I couldn’t get over how professional the choreography was this time around, either. They really stepped it up with line dancing in “Tuba Song,” lots of visually stimulating formations, and even a delightful little dance off in “Gimme! Gimme! Gimme! (A Man After Midnight).” Their use of props also greatly contributed to the show’s personality, with giant alphabet blocks and feathery blue and black folding fans bringing life to each number.
I was a bit disappointed that junior Judy Monickaraj, whose voice is discernible even in an ensemble, only had a few solos here and there. Even so, the show was lively, so much fun, and you could tell the cast was having the time of their lives.
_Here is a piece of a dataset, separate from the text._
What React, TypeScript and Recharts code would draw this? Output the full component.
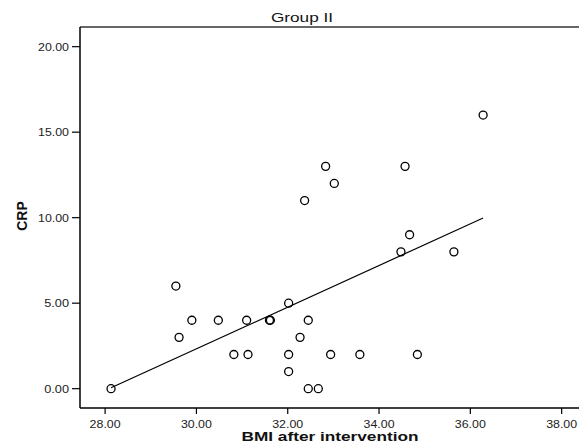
import {
  ScatterChart,
  Scatter,
  XAxis,
  YAxis,
  ReferenceLine,
} from "recharts";

const bmi = [
  28.13, 29.55, 29.62, 29.9, 30.48, 30.82, 31.1, 31.13, 31.6, 31.62, 32.02,
  32.02, 32.02, 32.27, 32.37, 32.45, 32.45, 32.67, 32.83, 32.94, 33.02, 33.58,
  34.48, 34.57, 34.67, 34.84, 35.64, 36.28,
];
const crp = [
  0, 6, 3, 4, 4, 2, 4, 2, 4, 4, 5, 2, 1, 3, 11, 4, 0, 0, 13, 2, 12, 2, 8, 13, 9,
  2, 8, 16,
];
const fitLine = [
  { x: 28.13, y: 0.05 },
  { x: 36.28, y: 9.98 },
];
const xTicks = [28, 30, 32, 34, 36, 38];
const yTicks = [0, 5, 10, 15, 20];

const xDomain = [27.45, 38.38];
const yDomain = [-1.13, 21.15];

const font = "Arial, 'Liberation Sans', sans-serif";

const points = bmi.map((x, i) => ({ x, y: crp[i] }));

const OpenCircle = (props: any) => (
  <circle
    cx={props.cx}
    cy={props.cy}
    r={4}
    fill="none"
    stroke="#000"
    strokeWidth={1.3}
  />
);

// SPSS output uses slightly stretched labels, so force the width
const XTick = (props: any) => {
  const { x, y, payload } = props;
  const label = payload.value.toFixed(2);
  return (
    <text
      x={x}
      y={y}
      dy="0.71em"
      textAnchor="middle"
      fontFamily={font}
      fontSize={11}
      fill="#222"
      textLength={label.length * 6.2}
      lengthAdjust="spacingAndGlyphs"
    >
      {label}
    </text>
  );
};

const YTick = (props: any) => {
  const { x, y, payload } = props;
  const label = payload.value.toFixed(2);
  return (
    <text
      x={x}
      y={y}
      dy="0.355em"
      textAnchor="end"
      fontFamily={font}
      fontSize={11}
      fill="#222"
      textLength={label.length * 6.2}
      lengthAdjust="spacingAndGlyphs"
    >
      {label}
    </text>
  );
};

export default function App() {
  return (
    <div style={{ position: "absolute", left: 0, top: 0, width: 579, height: 446, background: "#fff" }}>
      <ScatterChart width={579} height={446} margin={{ top: 27, right: 0, bottom: 0, left: 0 }}>
        <XAxis
          type="number"
          dataKey="x"
          domain={xDomain}
          ticks={xTicks}
          allowDataOverflow
          tick={<XTick />}
          tickSize={6}
          tickMargin={6}
          height={38}
          axisLine={{ stroke: "#000", strokeWidth: 1.5 }}
          tickLine={{ stroke: "#000", strokeWidth: 1.2 }}
          label={() => (
            <text
              x={330}
              y={441}
              textAnchor="middle"
              fontFamily={font}
              fontSize={13}
              fontWeight="bold"
              fill="#111"
              textLength={177}
              lengthAdjust="spacingAndGlyphs"
            >
              BMI after intervention
            </text>
          )}
        />
        <YAxis
          type="number"
          dataKey="y"
          domain={yDomain}
          ticks={yTicks}
          allowDataOverflow
          tick={<YTick />}
          tickSize={8}
          tickMargin={3}
          width={80}
          axisLine={{ stroke: "#000", strokeWidth: 1.5 }}
          tickLine={{ stroke: "#000", strokeWidth: 1.2 }}
          label={() => (
            <text
              x={0}
              y={0}
              transform="translate(27 216) rotate(-90)"
              textAnchor="middle"
              fontFamily={font}
              fontSize={14}
              fontWeight="bold"
              fill="#111"
            >
              CRP
            </text>
          )}
        />
        <ReferenceLine
          y={yDomain[1]}
          stroke="#333"
          strokeWidth={1.5}
          label={() => (
            <text
              x={302}
              y={22}
              textAnchor="middle"
              fontFamily={font}
              fontSize={13}
              fill="#111"
              textLength={62}
              lengthAdjust="spacingAndGlyphs"
            >
              Group II
            </text>
          )}
        />
        <ReferenceLine segment={fitLine} stroke="#000" strokeWidth={1.2} />
        <Scatter data={points} shape={<OpenCircle />} isAnimationActive={false} />
      </ScatterChart>
    </div>
  );
}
A recurring theme of camaraderie weaved through the show, established from the opener and reappearing strongest in wholesome numbers like “Sincerely, Me,” “Two Player Game,” and the senior song, “A Little More Homework To Do.” In the interest of truthful journalism, I will admit that as a senior myself, I was too teary-eyed through the duration of this song to now properly review it.
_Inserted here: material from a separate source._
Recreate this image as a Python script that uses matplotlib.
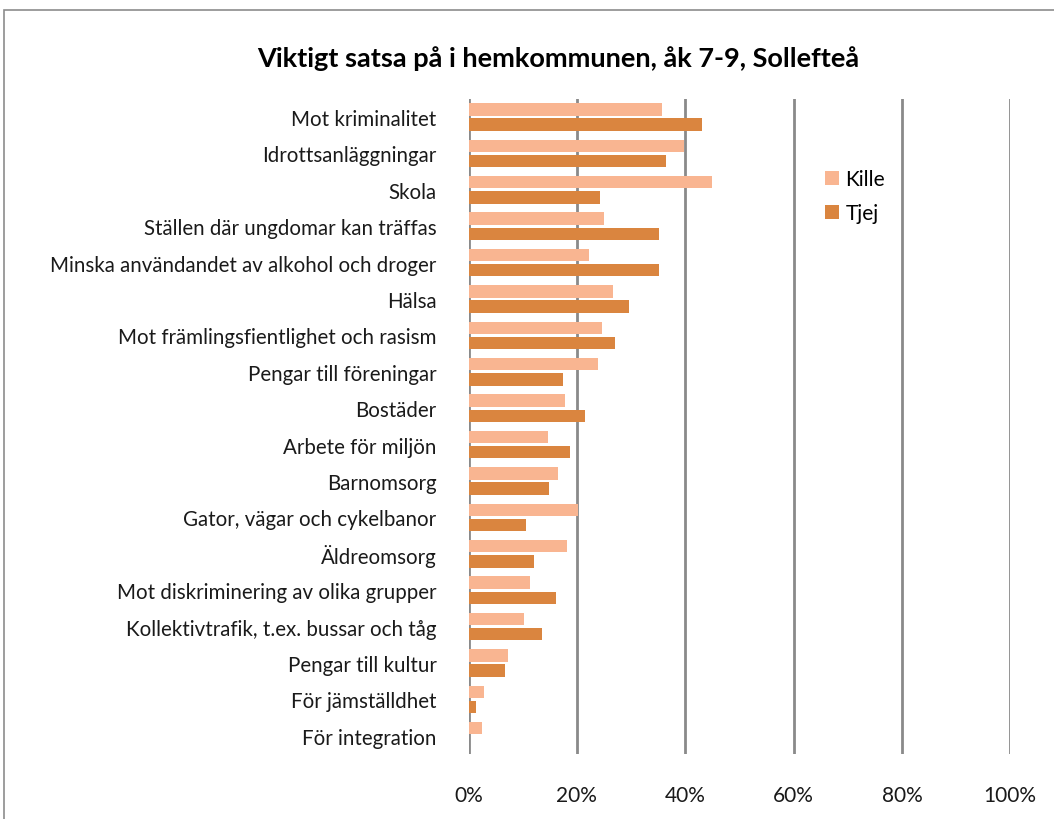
import matplotlib.pyplot as plt
import numpy as np
from matplotlib.patches import Rectangle

kategorier = [
    "Mot kriminalitet",
    "Idrottsanläggningar",
    "Skola",
    "Ställen där ungdomar kan träffas",
    "Minska användandet av alkohol och droger",
    "Hälsa",
    "Mot främlingsfientlighet och rasism",
    "Pengar till föreningar",
    "Bostäder",
    "Arbete för miljön",
    "Barnomsorg",
    "Gator, vägar och cykelbanor",
    "Äldreomsorg",
    "Mot diskriminering av olika grupper",
    "Kollektivtrafik, t.ex. bussar och tåg",
    "Pengar till kultur",
    "För jämställdhet",
    "För integration",
]

# andelar i procent
kille = [35.7, 39.8, 45.0, 25.1, 22.3, 26.7, 24.7, 23.9, 17.8, 14.6,
         16.6, 20.2, 18.2, 11.3, 10.2, 7.3, 2.8, 2.4]
tjej = [43.1, 36.5, 24.3, 35.1, 35.1, 29.6, 27.0, 17.5, 21.5, 18.8,
        14.9, 10.7, 12.1, 16.2, 13.5, 6.7, 1.3, 0.0]

xticks = [0, 20, 40, 60, 80, 100]

plt.rcParams['font.family'] = ['Lato', 'DejaVu Sans']

fig = plt.figure(figsize=(10.54, 8.2), dpi=100)
ax = fig.add_axes([0.4445, 0.0793, 0.514, 0.799])

# yttre ram runt diagrammet
fig.patches.append(Rectangle((4 / 1054, -0.05), 1.2, (820 - 11) / 820 + 0.05,
                             transform=fig.transFigure, fill=False,
                             edgecolor='#8c8c8c', linewidth=1.2))

y = np.arange(len(kategorier))
h = 0.34
ax.barh(y - 0.21, kille, height=h, color='#F9B591', label='Kille', zorder=3)
ax.barh(y + 0.21, tjej, height=h, color='#DA853F', label='Tjej', zorder=3)

ax.set_xlim(0, 100)
ax.set_ylim(len(kategorier) - 0.5, -0.5)
ax.set_xticks(xticks)
ax.set_xticklabels([f"{v}%" for v in xticks])
ax.set_yticks(y)
ax.set_yticklabels(kategorier)
ax.tick_params(axis='both', length=0, colors='#1a1a1a')
ax.tick_params(axis='y', labelsize=14.8, pad=23)
ax.tick_params(axis='x', labelsize=15, pad=22)

for v in xticks:
    ax.axvline(v, color='#8a8a8a', linewidth=2, zorder=1)

for s in ax.spines.values():
    s.set_visible(False)

fig.text(0.53, 0.929, "Viktigt satsa på i hemkommunen, åk 7-9, Sollefteå",
         ha='center', va='center', fontsize=19.5, fontweight='bold')

ax.legend(loc='upper left', bbox_to_anchor=(0.623, 0.921), frameon=False,
          fontsize=15, handlelength=0.7, handleheight=0.7,
          handletextpad=0.3, labelspacing=0.68)

fig.savefig('out.png', dpi=100)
At what is likely to be my last OBOC show, I personally appreciated the effort that went into staging such a production. I adored that the club threw themselves fully into the world of each song, leaning away from the UR-specific jokes and settings of the past. Even if it was a little weird at times (I’m looking at you, “Two Player Game”), I appreciated the chance to briefly escape the reality of graduating college and be whisked away by the performance. In a statement given to the Campus Times after the show, Nessler said, “It took a lot of resilience, but we are glad to have a show where members could express themselves, with or without masks.”